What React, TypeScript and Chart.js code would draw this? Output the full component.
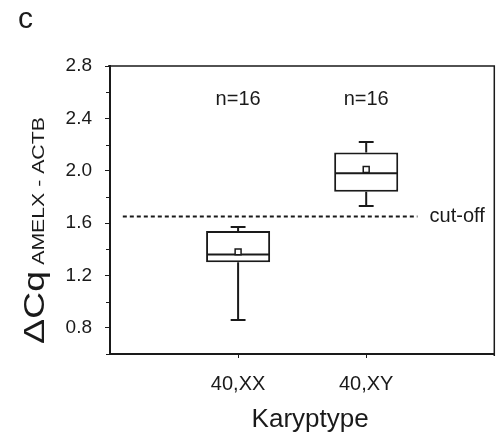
import React, { useEffect, useRef } from "react";
import { Chart, registerables } from "chart.js";

Chart.register(...registerables);

// ---------- data ----------
const categories = ["40,XX", "40,XY"];
const categoryPositions = [1, 2];
const whiskerLow = [0.86, 1.73];
const q1 = [1.3, 1.84];
const median = [1.36, 1.98];
const q3 = [1.54, 2.14];
const whiskerHigh = [1.57, 2.22];
const means = [1.38, 2.01];
const nLabels = ["n=16", "n=16"];
const cutoffValue = 1.65;
const cutoffRange = [0.1, 2.4];
const cutoffLabel = "cut-off";
const yTicks = [0.6, 0.8, 1.0, 1.2, 1.4, 1.6, 1.8, 2.0, 2.2, 2.4, 2.6, 2.8];
const yTickLabels = ["", "0.8", "", "1.2", "", "1.6", "", "2.0", "", "2.4", "", "2.8"];
const xTitle = "Karyptype";
const yTitleMain = "ΔCq";
const yTitleSub = "AMELX - ACTB";
const panelLabel = "c";

// ---------- style ----------
const FONT = '"Liberation Sans", Arial, Helvetica, sans-serif';
const INK = "#1a1a1a";
const BOX_HALF = 0.25;
const CAP_HALF = 0.058;
const N_LABEL_Y = 2.5;
const CUTOFF_LABEL_X = 2.495;

const decorPlugin = {
  id: "decor",
  afterDatasetDraw(chart: any, args: any) {
    if (args.index !== 0) return;
    const { ctx } = chart;
    const x = chart.scales.x;
    const y = chart.scales.y;
    ctx.save();
    ctx.strokeStyle = INK;
    ctx.lineWidth = 2;
    ctx.lineCap = "butt";
    categoryPositions.forEach((c, i) => {
      const cx = x.getPixelForValue(c);
      const l = x.getPixelForValue(c - BOX_HALF);
      const r = x.getPixelForValue(c + BOX_HALF);
      const cl = x.getPixelForValue(c - CAP_HALF);
      const cr = x.getPixelForValue(c + CAP_HALF);
      const yMed = y.getPixelForValue(median[i]);
      const yQ1 = y.getPixelForValue(q1[i]);
      const yQ3 = y.getPixelForValue(q3[i]);
      const yLo = y.getPixelForValue(whiskerLow[i]);
      const yHi = y.getPixelForValue(whiskerHigh[i]);
      ctx.beginPath();
      ctx.moveTo(l + 1, yMed);
      ctx.lineTo(r - 1, yMed);
      ctx.moveTo(cx, yQ3);
      ctx.lineTo(cx, yHi);
      ctx.moveTo(cl, yHi);
      ctx.lineTo(cr, yHi);
      ctx.moveTo(cx, yQ1);
      ctx.lineTo(cx, yLo);
      ctx.moveTo(cl, yLo);
      ctx.lineTo(cr, yLo);
      ctx.stroke();
    });
    ctx.restore();
  },
  afterDraw(chart: any) {
    const { ctx, chartArea } = chart;
    const x = chart.scales.x;
    const y = chart.scales.y;
    ctx.save();
    ctx.strokeStyle = INK;
    ctx.lineWidth = 1.5;
    ctx.beginPath();
    ctx.moveTo(chartArea.left - 2, chartArea.top);
    ctx.lineTo(chartArea.right, chartArea.top);
    ctx.lineTo(chartArea.right, chartArea.bottom + 2);
    ctx.stroke();
    ctx.lineWidth = 1;
    ctx.beginPath();
    yTicks.forEach((v, i) => {
      if (yTickLabels[i] !== "") return;
      const py = Math.round(y.getPixelForValue(v)) + 0.5;
      ctx.moveTo(chartArea.left - 4, py);
      ctx.lineTo(chartArea.left, py);
    });
    ctx.stroke();

    ctx.fillStyle = INK;
    ctx.font = `20px ${FONT}`;
    ctx.textAlign = "center";
    ctx.textBaseline = "alphabetic";
    categoryPositions.forEach((c, i) => {
      ctx.fillText(nLabels[i], x.getPixelForValue(c), y.getPixelForValue(N_LABEL_Y));
    });
    ctx.textAlign = "left";
    ctx.textBaseline = "middle";
    ctx.fillText(cutoffLabel, x.getPixelForValue(CUTOFF_LABEL_X), y.getPixelForValue(cutoffValue));
    ctx.font = `26px ${FONT}`;
    ctx.textAlign = "center";
    ctx.textBaseline = "alphabetic";
    ctx.fillText(xTitle, (chartArea.left + chartArea.right) / 2 + 8, chart.height - 7.5);
    ctx.font = `30px ${FONT}`;
    ctx.textAlign = "left";
    ctx.fillText(panelLabel, 18, 28);
    // y title (stretched along the text direction)
    ctx.translate(43.5, 344);
    ctx.rotate(-Math.PI / 2);
    ctx.scale(1.25, 1);
    ctx.font = `30px ${FONT}`;
    ctx.fillText(yTitleMain, 0, 0);
    const w = ctx.measureText(yTitleMain).width;
    ctx.font = `17px ${FONT}`;
    ctx.fillText(yTitleSub, w + 5, 0);
    ctx.restore();
  },
};

export default function App() {
  const ref = useRef<HTMLCanvasElement | null>(null);
  useEffect(() => {
    document.body.style.margin = "0";
    const canvas = ref.current;
    if (!canvas) return;
    const chart = new Chart(canvas, {
      type: "bar",
      data: {
        datasets: [
          {
            type: "bar",
            label: "box",
            data: categoryPositions.map((c, i) => ({ x: c, y: [q1[i], q3[i]] })) as any,
            backgroundColor: "#ffffff",
            borderColor: INK,
            borderWidth: 2,
            borderSkipped: false,
            categoryPercentage: 1,
            barPercentage: 0.5,
            order: 2,
          } as any,
          {
            type: "scatter",
            label: "mean",
            data: categoryPositions.map((c, i) => ({ x: c, y: means[i] })),
            pointStyle: "rect",
            pointRadius: 4.2,
            pointBorderWidth: 1.5,
            pointBackgroundColor: "#ffffff",
            pointBorderColor: INK,
            order: 1,
          } as any,
          {
            type: "line",
            label: "cut-off",
            data: cutoffRange.map((v) => ({ x: v, y: cutoffValue })),
            borderColor: INK,
            borderWidth: 2,
            borderDash: [4, 3],
            pointRadius: 0,
            fill: false,
            order: 3,
          } as any,
        ],
      },
      options: {
        animation: false,
        responsive: false,
        devicePixelRatio: 1,
        events: [],
        layout: { padding: { top: 66, right: 1, left: 0, bottom: 0 } },
        plugins: { legend: { display: false }, tooltip: { enabled: false } },
        scales: {
          x: {
            type: "linear",
            min: 0,
            max: 3,
            offset: false,
            afterFit: (s: any) => {
              s.height = 80;
            },
            afterBuildTicks: (s: any) => {
              s.ticks = categoryPositions.map((v) => ({ value: v }));
            },
            ticks: {
              autoSkip: false,
              maxRotation: 0,
              padding: 14,
              color: INK,
              font: { family: FONT, size: 20 },
              callback: (v: any) => {
                const i = categoryPositions.indexOf(Number(v));
                return i >= 0 ? categories[i] : "";
              },
            },
            grid: {
              offset: false,
              drawOnChartArea: false,
              drawTicks: true,
              tickLength: 4,
              tickColor: INK,
              tickWidth: 1,
            },
            border: { display: true, color: INK, width: 2 },
          },
          y: {
            type: "linear",
            min: 0.6,
            max: 2.8,
            afterFit: (s: any) => {
              s.width = 110;
            },
            afterBuildTicks: (s: any) => {
              s.ticks = yTicks.map((v) => ({ value: v }));
            },
            ticks: {
              autoSkip: false,
              padding: 13,
              color: INK,
              font: { family: FONT, size: 19 },
              callback: (_v: any, i: number) => yTickLabels[i],
            },
            grid: {
              drawOnChartArea: false,
              drawTicks: true,
              tickLength: 5,
              tickWidth: 1,
              tickColor: (c: any) => (yTickLabels[c.index] ? INK : "rgba(0,0,0,0)"),
            },
            border: { display: true, color: INK, width: 2 },
          },
        },
      } as any,
      plugins: [decorPlugin],
    });
    return () => chart.destroy();
  }, []);
  return (
    <div style={{ width: 500, height: 434, background: "#ffffff" }}>
      <canvas ref={ref} width={500} height={434} style={{ display: "block" }} />
    </div>
  );
}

=== GIVEN REQUEST ===
Repeat, exactly and in full, each line from the start of the data to the line that contains "const CUTOFF_LABEL_X = 2.495;". Pictures do not go in.

=== EXERCISE RESULT ===
What React, TypeScript and Chart.js code would draw this? Output the full component.
import React, { useEffect, useRef } from "react";
import { Chart, registerables } from "chart.js";

Chart.register(...registerables);

// ---------- data ----------
const categories = ["40,XX", "40,XY"];
const categoryPositions = [1, 2];
const whiskerLow = [0.86, 1.73];
const q1 = [1.3, 1.84];
const median = [1.36, 1.98];
const q3 = [1.54, 2.14];
const whiskerHigh = [1.57, 2.22];
const means = [1.38, 2.01];
const nLabels = ["n=16", "n=16"];
const cutoffValue = 1.65;
const cutoffRange = [0.1, 2.4];
const cutoffLabel = "cut-off";
const yTicks = [0.6, 0.8, 1.0, 1.2, 1.4, 1.6, 1.8, 2.0, 2.2, 2.4, 2.6, 2.8];
const yTickLabels = ["", "0.8", "", "1.2", "", "1.6", "", "2.0", "", "2.4", "", "2.8"];
const xTitle = "Karyptype";
const yTitleMain = "ΔCq";
const yTitleSub = "AMELX - ACTB";
const panelLabel = "c";

// ---------- style ----------
const FONT = '"Liberation Sans", Arial, Helvetica, sans-serif';
const INK = "#1a1a1a";
const BOX_HALF = 0.25;
const CAP_HALF = 0.058;
const N_LABEL_Y = 2.5;
const CUTOFF_LABEL_X = 2.495;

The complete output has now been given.